Most financial advisers talk about shares, property, bonds — the familiar trio. What they rarely mention is that volatility itself can be traded as an asset. Not the direction of markets, not a company's earnings, just pure fear — the speed and magnitude of price swings — packaged into instruments that some funds use to generate returns entirely uncorrelated to whether markets rise or fall.
The foundation of this space is the CBOE Volatility Index, commonly called the VIX. Often labelled the "fear gauge," it measures the market's expectation of 30-day volatility in the S&P 500 using options pricing. When markets are calm, the VIX sits low. When panic hits — think the 2008 financial crisis or the 2020 COVID crash — the VIX spikes dramatically. That spike is not just a number. To certain funds, it represents tradeable opportunity.

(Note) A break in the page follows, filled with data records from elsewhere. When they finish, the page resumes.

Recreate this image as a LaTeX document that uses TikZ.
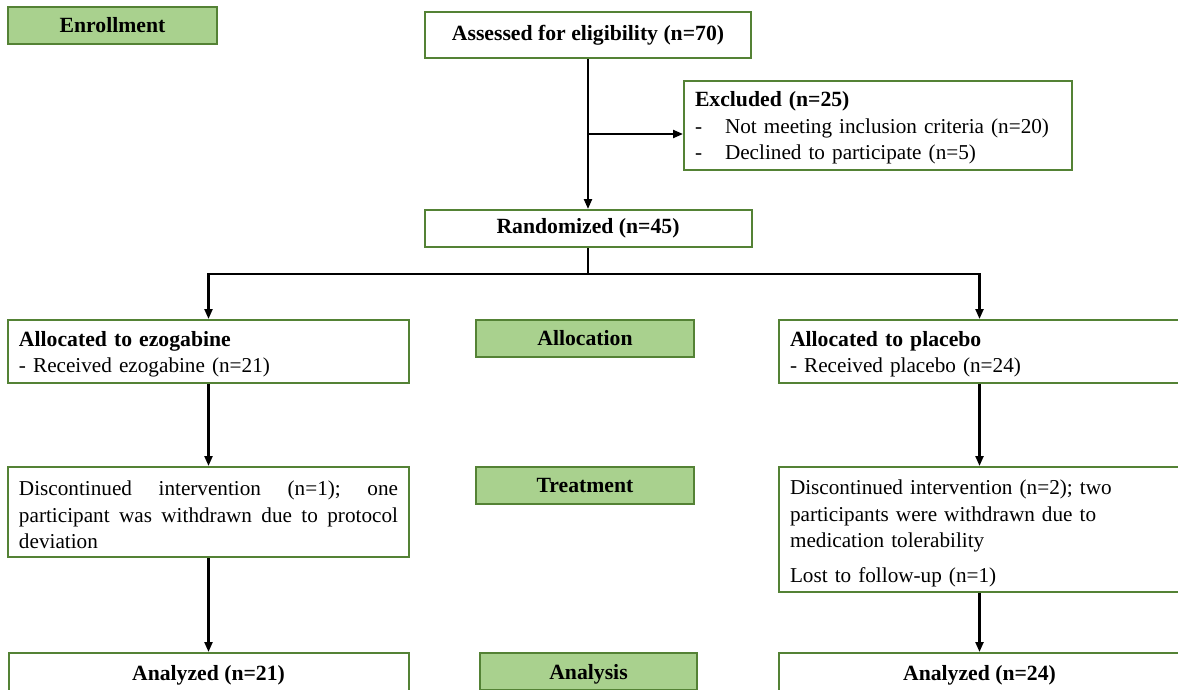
\documentclass[tikz,border=0pt]{standalone}
\usepackage{fontspec}
\setmainfont{Liberation Serif}
\usetikzlibrary{arrows.meta}
\definecolor{boxgreen}{HTML}{548235}
\definecolor{labelgreen}{HTML}{A9D18E}
\newcommand{\bighd}[1]{{\fontsize{21.7}{26.5}\selectfont\textbf{#1}}}
\begin{document}
\begin{tikzpicture}[x=1pt,y=-1pt,
  font=\fontsize{21.2}{26.5}\selectfont,
  box/.style={draw=boxgreen,line width=2pt,fill=white,inner xsep=11pt,inner ysep=0pt,align=left},
  cbox/.style={draw=boxgreen,line width=2pt,fill=white,inner sep=0pt,font=\fontsize{21.7}{26.5}\selectfont\bfseries},
  lbl/.style={draw=boxgreen,line width=2pt,fill=labelgreen,inner sep=0pt,font=\fontsize{21.7}{26.5}\selectfont\bfseries},
  lowtext/.style={text height=18pt,text depth=2.6pt},
  arr/.style={line width=2.2pt,-{Triangle[length=10pt,width=8pt]}},
  ln/.style={line width=2.2pt}]
\useasboundingbox (0,0) rectangle (1178,690);
\clip (0,0) rectangle (1178,690);
% stage labels
\node[lbl,minimum width=209pt,minimum height=37pt] (enroll) at (112.5,25.5) {Enrollment};
\node[lbl,minimum width=218pt,minimum height=37pt] (allocL) at (585,338.5) {Allocation};
\node[lbl,minimum width=218pt,minimum height=37pt] (treatL) at (585,485.5) {Treatment};
\node[lbl,lowtext,minimum width=217pt,minimum height=37pt] (analL) at (588.5,671.5) {Analysis};
% flow boxes
\node[cbox,minimum width=326pt,minimum height=46pt] (assess) at (588,35) {Assessed for eligibility (n=70)};
\node[box,text width=366pt,minimum height=89pt] (excl) at (878,125.5)
  {\rule{0pt}{20pt}\bighd{Excluded (n=25)}\\
   \makebox[30pt][l]{-}Not meeting inclusion criteria (n=20)\\
   \makebox[30pt][l]{-}Declined to participate (n=5)};
\node[cbox,minimum width=327pt,minimum height=37pt] (rand) at (588,228.5) {Randomized (n=45)};
\node[box,text width=379pt,minimum height=63pt] (a1) at (208.5,351.5)
  {\rule{0pt}{21pt}\bighd{Allocated to ezogabine}\\- Received ezogabine (n=21)};
\node[box,text width=379pt,minimum height=63pt] (a2) at (979.5,351.5)
  {\rule{0pt}{21pt}\bighd{Allocated to placebo}\\- Received placebo (n=24)};
\node[box,text width=379pt,minimum height=90pt] (d1) at (208.5,512)
  {\rule{0pt}{21pt}\makebox[379pt]{Discontinued\hfill intervention\hfill (n=1);\hfill one}\\
   \makebox[379pt]{participant\hfill was\hfill withdrawn\hfill due\hfill to\hfill protocol}\\
   deviation};
\node[box,text width=379pt,minimum height=125pt] (d2) at (979.5,529.5)
  {\rule{0pt}{23pt}Discontinued intervention (n=2); two\\
   participants were withdrawn due to\\
   medication tolerability\\[8pt]
   Lost to follow-up (n=1)};
\node[cbox,lowtext,minimum width=400pt,minimum height=39pt] (an1) at (208.5,672.5) {Analyzed (n=21)};
\node[cbox,lowtext,minimum width=401pt,minimum height=39pt] (an2) at (979.5,672.5) {Analyzed (n=24)};
% connectors
\draw[arr] (assess.south) -- (rand.north);
\coordinate (br) at (588,134);
\draw[arr] (br) -- (br -| excl.west);
\coordinate (split) at (588,274);
\draw[ln] (rand.south) -- (split);
\draw[arr] (split) -| (a1.north);
\draw[arr] (split) -| (a2.north);
\draw[arr] (a1.south) -- (d1.north);
\draw[arr] (a2.south) -- (d2.north);
\draw[arr] (d1.south) -- (an1.north);
\draw[arr] (d2.south) -- (an2.north);
\end{tikzpicture}
\end{document}
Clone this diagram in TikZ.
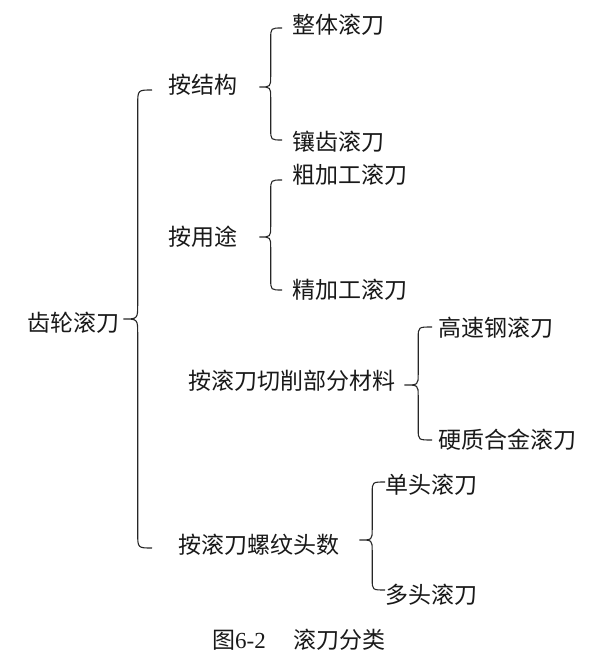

Volatility as an asset class broadly splits into two camps. Long volatility funds buy exposure — they profit when fear spikes unexpectedly, acting almost like portfolio insurance. Short volatility funds do the opposite, collecting premium in calm markets by selling options or variance swaps, profiting from the well-documented tendency of implied volatility to exceed realised volatility over time. A third category — volatility arbitrage — attempts to exploit the spread between the two without taking a strong directional view on fear itself.
Access to these strategies has historically been restricted to institutional investors and hedge funds. In Australia, a small number of wholesale-rated managed funds now offer exposure to volatility strategies, typically requiring minimum investments of $50,000 or more and wholesale investor classification under the Corporations Act. Retail investors sometimes access diluted versions through ASX-listed ETPs or global exchange-traded products linked to VIX futures — though these carry their own structural complexities around futures roll costs and decay. Understanding the mechanics before committing capital is not optional. Resources such as Investopedia's VIX explainer, the Wikipedia entry on the CBOE Volatility Index, and the breakdown of volatility arbitrage strategies provide solid grounding before speaking to any fund manager operating in this space.
Volatility strategies sit outside the mainstream precisely because they demand a different mental model — one where fear itself is the raw material, not a risk to be avoided.